The San Francisco Giants have an interesting decision to make regarding second baseman Joe Panik and his future with the team.
A clutch walk-off single on Tuesday night was the perfect encapsulation of the recent hot streak that San Francisco Giants second baseman Joe Panik is riding.
Since moving into the leadoff spot in the batting order on April 28th, he’s hitting .324/.430/.437 with 12 runs scored in 86 plate appearances.
This brings into question his future with the team.
Sadly, any time a Giants player has performed well this season, the conversation immediately shifts to his trade value. That is just the reality of a team that is struggling and likely considering a rebuild.
So, with Panik’s recent resurgence, what does that mean for his future with the team?
He is clearly a fan favorite, so trading him in the next new months would be an unpopular but understandable decision by the front office for the right return.

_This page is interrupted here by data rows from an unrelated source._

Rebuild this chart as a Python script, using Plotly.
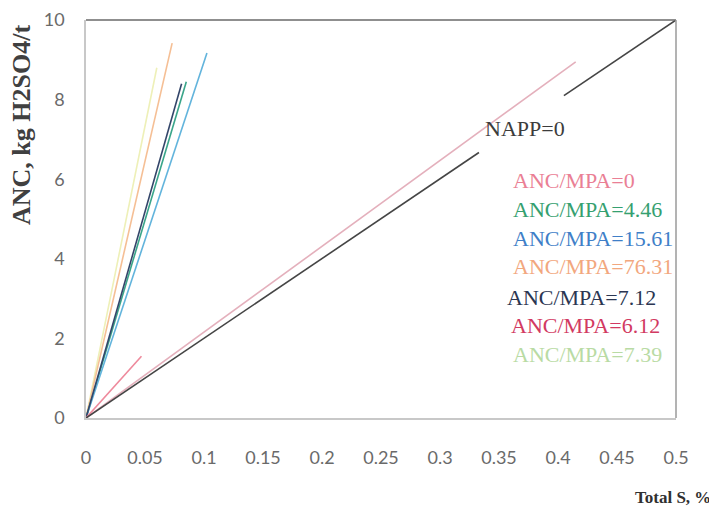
import plotly.graph_objects as go

# Data
series_names = ["NAPP=0", "ANC/MPA=0", "ANC/MPA=4.46", "ANC/MPA=15.61",
                "ANC/MPA=76.31", "ANC/MPA=7.12", "ANC/MPA=6.12", "ANC/MPA=7.39"]
napp_x = [0, 0.333, None, 0.405, 0.5]
napp_y = [0, 6.67, None, 8.1, 10]
anc0_x = [0, 0.047]
anc0_y = [0, 1.55]
anc446_x = [0, 0.085]
anc446_y = [0, 8.45]
anc1561_x = [0, 0.1025]
anc1561_y = [0, 9.17]
anc7631_x = [0, 0.073]
anc7631_y = [0, 9.42]
anc712_x = [0, 0.081]
anc712_y = [0, 8.4]
anc612_x = [0, 0.415]
anc612_y = [0, 8.95]
anc739_x = [0, 0.06]
anc739_y = [0, 8.8]

x_ticks = [0, 0.05, 0.1, 0.15, 0.2, 0.25, 0.3, 0.35, 0.4, 0.45, 0.5]
x_tick_labels = ["0", "0.05", "0.1", "0.15", "0.2", "0.25", "0.3", "0.35", "0.4", "0.45", "0.5"]
y_ticks = [0, 2, 4, 6, 8, 10]

line_colors = ["#454545", "#ee8a9c", "#3aa58a", "#62b4dc", "#f5bf95", "#34466a", "#e4b0bc", "#eef0b8"]
text_colors = ["#3c3c3c", "#ea7f95", "#35a070", "#3f7fc8", "#f2a77e", "#2b3652", "#d23a62", "#b9dba4"]

xs = [napp_x, anc0_x, anc446_x, anc1561_x, anc7631_x, anc712_x, anc612_x, anc739_x]
ys = [napp_y, anc0_y, anc446_y, anc1561_y, anc7631_y, anc712_y, anc612_y, anc739_y]

fig = go.Figure()
order = [6, 7, 4, 2, 3, 5, 1, 0]
for i in order:
    fig.add_trace(go.Scatter(x=xs[i], y=ys[i], mode="lines", name=series_names[i],
                             line=dict(color=line_colors[i], width=1.6),
                             connectgaps=False, showlegend=False))

# page body has an 8px margin: lay out in figure coords = screen coords - 8
OFF = 8
W, H = 717, 516
L, R, T, B = 86 - OFF, W - (676 - OFF), 20 - OFF, H - (418 - OFF)
pw, ph = W - L - R, H - T - B


def px(x):
    return (x - OFF - L) / pw


def py(y):
    return 1 - (y - OFF - T) / ph


# Legend-like labels
label_y = [128, 181, 209, 238, 266, 297, 325, 354]
label_x = [483, 511, 511, 511, 511, 505, 509, 511]
for i, name in enumerate(series_names):
    fig.add_annotation(x=px(label_x[i]), y=py(label_y[i]),
                       xref="paper", yref="paper", text=name, showarrow=False,
                       xanchor="left", yanchor="middle",
                       font=dict(family="Liberation Serif, Times New Roman, serif", size=22,
                                 color=text_colors[i]))

# Axis titles
fig.add_annotation(x=px(22), y=py(125), xref="paper", yref="paper",
                   xanchor="center", yanchor="middle",
                   text="<b>ANC, kg H2SO4/t</b>", textangle=-90, showarrow=False,
                   font=dict(family="Liberation Serif, serif", size=26, color="#404040"))
fig.add_annotation(x=px(713), y=py(497), xref="paper", yref="paper", text="<b>Total S, %</b>",
                   showarrow=False, xanchor="right", yanchor="middle",
                   font=dict(family="Liberation Serif, serif", size=17, color="#303030"))

# frame: darker top and right edges
fig.add_shape(type="line", xref="paper", yref="paper", x0=0, x1=1, y0=1, y1=1,
              line=dict(color="#6a6a6a", width=1.5))
fig.add_shape(type="line", xref="paper", yref="paper", x0=1, x1=1, y0=0, y1=1,
              line=dict(color="#9a9a9a", width=1.5))

fig.update_layout(
    width=W, height=H,
    margin=dict(l=L, r=R, t=T, b=B, autoexpand=False),
    paper_bgcolor="white", plot_bgcolor="white",
    xaxis=dict(range=[0, 0.5], tickvals=x_ticks, ticktext=x_tick_labels, automargin=False,
               showgrid=False, zeroline=False, showline=True, linecolor="#c8c8c8",
               linewidth=1.5, ticks="", ticklabelstandoff=23,
               tickfont=dict(family="Lato", size=18, color="#6a6a6a")),
    yaxis=dict(range=[0, 10], tickvals=y_ticks, showgrid=False, zeroline=False, automargin=False,
               showline=True, linecolor="#c8c8c8", linewidth=1.5, ticks="",
               ticklabelstandoff=16,
               tickfont=dict(family="Lato", size=18, color="#6a6a6a")),
)

fig.write_html("out.html")
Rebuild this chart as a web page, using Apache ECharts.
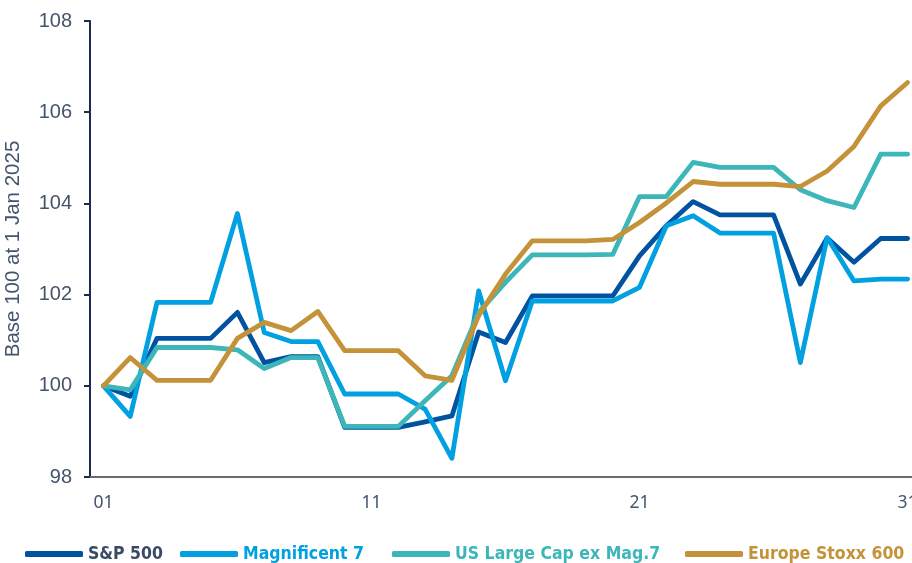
<!DOCTYPE html>
<html>
<head>
<meta charset="utf-8">
<script src="https://cdn.jsdelivr.net/npm/echarts@6/dist/echarts.min.js"></script>
<style>
  html, body { margin: 0; padding: 0; background: #fff; }
  #chart { width: 912px; height: 563px; }
</style>
</head>
<body>
<div id="chart"></div>
<script>
// days of January 2025
const days = ['01','02','03','04','05','06','07','08','09','10','11','12','13','14','15','16',
  '17','18','19','20','21','22','23','24','25','26','27','28','29','30','31'];

const sp500 = [100, 99.77, 101.04, 101.04, 101.04, 101.61, 100.51, 100.64, 100.64, 99.09, 99.09,
  99.09, 99.21, 99.34, 101.18, 100.95, 101.97, 101.97, 101.97, 101.97, 102.85, 103.51, 104.04,
  103.75, 103.75, 103.75, 102.23, 103.24, 102.71, 103.23, 103.23];
const mag7 = [100, 99.33, 101.83, 101.83, 101.83, 103.78, 101.17, 100.97, 100.97, 99.82, 99.82,
  99.82, 99.49, 98.41, 102.08, 100.11, 101.86, 101.86, 101.86, 101.86, 102.16, 103.51, 103.73,
  103.35, 103.35, 103.35, 100.51, 103.25, 102.30, 102.34, 102.34];
const usExMag7 = [100, 99.91, 100.84, 100.84, 100.84, 100.79, 100.38, 100.62, 100.62, 99.11, 99.11,
  99.11, 99.67, 100.22, 101.61, 102.27, 102.87, 102.87, 102.87, 102.88, 104.15, 104.15, 104.90,
  104.79, 104.79, 104.79, 104.30, 104.06, 103.91, 105.08, 105.08];
const stoxx600 = [100, 100.62, 100.12, 100.12, 100.12, 101.04, 101.39, 101.21, 101.63, 100.77, 100.77,
  100.77, 100.22, 100.12, 101.54, 102.45, 103.18, 103.18, 103.18, 103.21, 103.58, 104.01, 104.48,
  104.42, 104.42, 104.42, 104.37, 104.71, 105.25, 106.14, 106.65];

const names = ['S&P 500', 'Magnificent 7', 'US Large Cap ex Mag.7', 'Europe Stoxx 600'];
const colors = ['#0152a1', '#00a0e1', '#3db6b9', '#c49339'];
const textColors = ['#3a4a66', '#00a0e1', '#3db6b9', '#c49339'];
const values = [sp500, mag7, usExMag7, stoxx600];
const legendLeft = [20, 175, 387, 680]; //每个图例的左边位置

const axisText = '#44546c';

let chart = echarts.init(document.getElementById('chart'));
chart.setOption({
  animation: false,
  grid: { left: 90, right: -9, top: 21, bottom: 86, outerBoundsMode: 'none' },
  legend: names.map((n, i) => ({
    left: legendLeft[i],
    top: 540,
    itemWidth: 58,
    itemHeight: 6,
    icon: 'roundRect',
    data: [n],
    textStyle: {
      color: textColors[i],
      fontFamily: 'DejaVu Sans Condensed',
      fontWeight: 'bold',
      fontSize: 17.5
    }
  })),
  xAxis: {
    type: 'category',
    data: days,
    boundaryGap: true,
    axisLine: { lineStyle: { color: '#6b6b6b', width: 2 } },
    axisTick: {
      interval: i => i % 10 === 0,
      length: 6,
      lineStyle: { color: '#8a8a8a', width: 1 }
    },
    axisLabel: {
      interval: i => i % 10 === 0,
      color: axisText,
      fontFamily: 'Noto Sans',
      fontSize: 17.5,
      margin: 17
    }
  },
  yAxis: {
    type: 'value',
    min: 98,
    max: 108,
    interval: 2,
    name: 'Base 100 at 1 Jan 2025',
    nameLocation: 'middle',
    nameGap: 66,
    nameTextStyle: { color: axisText, fontFamily: 'Liberation Sans', fontSize: 20.5 },
    splitLine: { show: false },
    axisLine: { show: true, lineStyle: { color: '#1c2b4f', width: 2 } },
    axisTick: { show: true, length: 6, lineStyle: { color: '#1c2b4f', width: 2 } },
    axisLabel: { color: axisText, fontFamily: 'Liberation Sans', fontSize: 20, margin: 18 }
  },
  series: values.map((v, i) => ({
    type: 'line',
    name: names[i],
    data: v,
    symbol: 'none',
    color: colors[i],
    lineStyle: { width: 4.8, color: colors[i], cap: 'round', join: 'round' }
  }))
});
</script>
</body>
</html>
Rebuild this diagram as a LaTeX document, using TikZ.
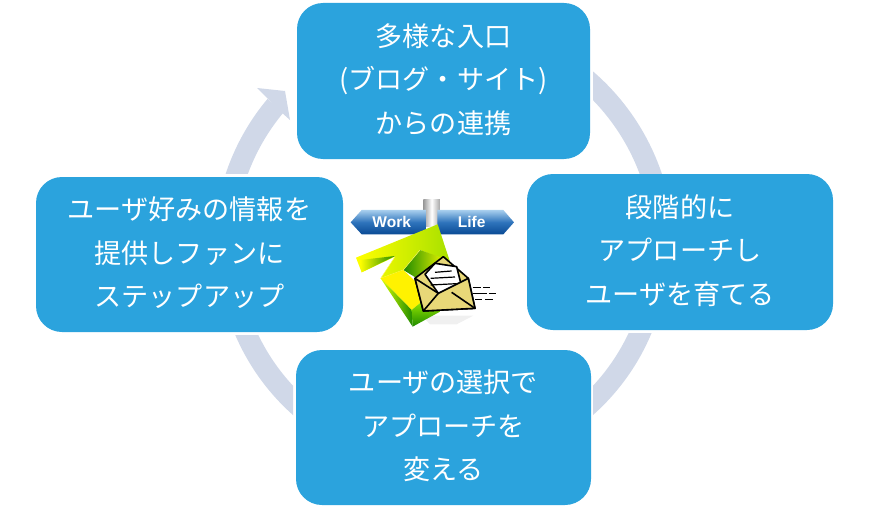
\documentclass[tikz,border=0pt]{standalone}
\usepackage{fontspec}
\setmainfont{Noto Sans CJK JP}
\newfontfamily\latinb{Liberation Sans}
\usetikzlibrary{calc}
\definecolor{boxblue}{HTML}{2BA3DD}
\definecolor{ringc}{HTML}{D0D8E8}
\definecolor{envc}{HTML}{E8D878}
\definecolor{boardtop}{HTML}{A8CFEE}
\definecolor{boardmid}{HTML}{2F74BC}
\definecolor{boardbot}{HTML}{0A4A94}
\definecolor{leaf}{HTML}{A8E000}
\definecolor{deep}{HTML}{1F8A00}
\newcommand{\liftup}{\rule[-5pt]{0pt}{0pt}}
\tikzset{
  card/.style={fill=boxblue,rounded corners=26pt,text=white,align=center,inner sep=0pt,
    font=\fontsize{27.1pt}{43.5pt}\selectfont},
  ringarc/.style={draw=ringc,line width=21pt,line cap=butt},
  ringhead/.style={fill=ringc},
  signtxt/.style={text=white,font=\latinb\bfseries\fontsize{15.5pt}{15.5pt}\selectfont,inner sep=0pt},
  ink/.style={draw=black,line width=1.6pt,line join=round},
  board/.style={top color=boardtop,bottom color=boardbot,middle color=boardmid},
}
\begin{document}
\begin{tikzpicture}[x=1pt,y=1pt]
\useasboundingbox (0,0) rectangle (885,-508);
\coordinate (ctr) at (443,-246);
\coordinate (ctrb) at (441,-248);
% ring
\begin{scope}
  \clip (200,-60) rectangle (300,-173);
  \draw[ringarc] ($(ctr)+(175:218.5pt)$) arc[start angle=175,end angle=140,radius=218.5pt];
\end{scope}
\fill[ringhead] (257,-88) -- (285,-91) -- (290,-120) -- (281,-112) -- (265,-96) -- cycle;
\begin{scope}
  \clip (593,-40) rectangle (700,-173);
  \draw[ringarc] ($(ctrb)+(65:222.5pt)$) arc[start angle=65,end angle=5,radius=222.5pt];
\end{scope}
\begin{scope}
  \clip (593,-333) rectangle (700,-450);
  \draw[ringarc] ($(ctr)+(-5:215.5pt)$) arc[start angle=-5,end angle=-65,radius=215.5pt];
\end{scope}
\begin{scope}
  \clip (293,-335) rectangle (200,-450);
  \draw[ringarc] ($(ctr)+(-115:215.5pt)$) arc[start angle=-115,end angle=-175,radius=215.5pt];
\end{scope}
% boxes
\node[card,minimum width=293pt,minimum height=156pt] (top) at (443.5,-81) {多様な入口\\(ブログ・サイト)\\からの連携\liftup};
\node[card,minimum width=306pt,minimum height=156pt] (right) at (680,-252) {段階的に\\アプローチし\\ユーザを育てる\liftup};
\node[card,minimum width=295pt,minimum height=155pt] (bottom) at (443.5,-427.5) {ユーザの選択で\\アプローチを\\変える\liftup};
\node[card,minimum width=307pt,minimum height=155pt] (left) at (189.5,-254.5) {ユーザ好みの情報を\\提供しファンに\\ステップアップ\liftup};
% icon
\begin{scope}[shift={(340,-185)},x=0.3333pt,y=-0.3333pt]
  % reflection
  \fill[gray!12] (245,392) -- (400,392) -- (350,418) -- (270,418) -- cycle;
  % pole
  \shade[left color=gray!80,right color=gray!70,middle color=white] (250,45) rectangle (300,125);
  % boards
  \shade[board] (32,112) -- (65,75) -- (258,75) -- (258,148) -- (65,148) -- cycle;
  \shade[board] (292,75) -- (490,75) -- (522,112) -- (490,148) -- (292,148) -- cycle;
  \node[signtxt] (work) at (155,110) {Work};
  \node[signtxt] (life) at (395,110) {Life};
  % green arrow: back plate
  \shade[left color=yellow,right color=leaf] (293,118) -- (330,230) -- (240,195) -- (190,255) -- (122,280) -- (165,215) -- (65,262) -- (48,218) -- cycle;
  % dark facet at left
  \shade[left color=yellow,right color=deep] (60,225) -- (165,213) -- (65,262) -- cycle;
  % hollow facet
  \shade[left color=deep,right color=yellow] (240,195) -- (325,225) -- (280,310) -- (190,255) -- cycle;
  \draw[yellow!60!white,line width=0.5pt] (240,195) -- (190,255) -- (122,280) (165,215) -- (122,280);
  % lower body
  \fill[yellow] (122,280) -- (190,255) -- (270,330) -- (215,375) -- cycle;
  \shade[left color=yellow!85!green,right color=deep] (122,280) -- (215,375) -- (218,425) -- cycle;
  \shade[top color=yellow!70!green,bottom color=deep] (215,375) -- (270,330) -- (300,380) -- (218,425) -- cycle;
  % envelope back
  \fill[envc,ink] (225,280) -- (310,215) -- (385,280) -- (405,370) -- (250,378) -- cycle;
  % paper
  \fill[white,ink] (255,268) -- (285,235) -- (350,245) -- (365,305) -- (295,325) -- cycle;
  \draw[ink,line width=1.2pt] (285,262) -- (335,258) (272,280) -- (345,276) (272,300) -- (350,296);
  % envelope front
  \fill[envc,ink] (225,280) -- (295,325) -- (385,280) -- (405,370) -- (250,378) -- cycle;
  \draw[ink] (250,378) -- (295,325) (405,370) -- (335,322);
  % speed lines
  \draw[line width=1.2pt] (398,307) -- (422,307) (430,307) -- (450,307)
     (398,325) -- (440,325) (447,325) -- (468,325)
     (405,344) -- (425,344) (436,344) -- (458,344);
\end{scope}
\end{tikzpicture}
\end{document}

The 28-year-old is a free agent after the 2020 season. However, the Giants front office could use this most recent offseason to illustrate what a nightmare free agency has become in an effort to try to convince him to sign a team-friendly deal. That would provide him with some sense of stability and job security.
It’s also worth mentioning the fact that there are no real prospects waiting in the wings to replace Panik. In fact, beyond Panik and shortstop Brandon Crawford, the entire middle infield situation is weak.
Heck, even if the Giants still had someone like Alen Hanson who I would feel somewhat comfortable with at second, then trading Panik would be a little easier to swallow.
Alas, Hanson was let go in the Pillar trade, so there is no safety net to rely on.
If the Giants are able to get a nice return for Panik from a team desperate for a second baseman, then I say pull the trigger and figure out a long-term solution somewhere down the road.
But if the Giants feel that what they’re being offered isn’t worth it, bringing Panik back on a short-term deal would benefit both Panik and the team in that there would not be a second baseman-sized roster hole.
While many of the team’s veterans will almost certainly be playing elsewhere in the near future, Panik is an interesting case and one worth further examination in the days and weeks to come.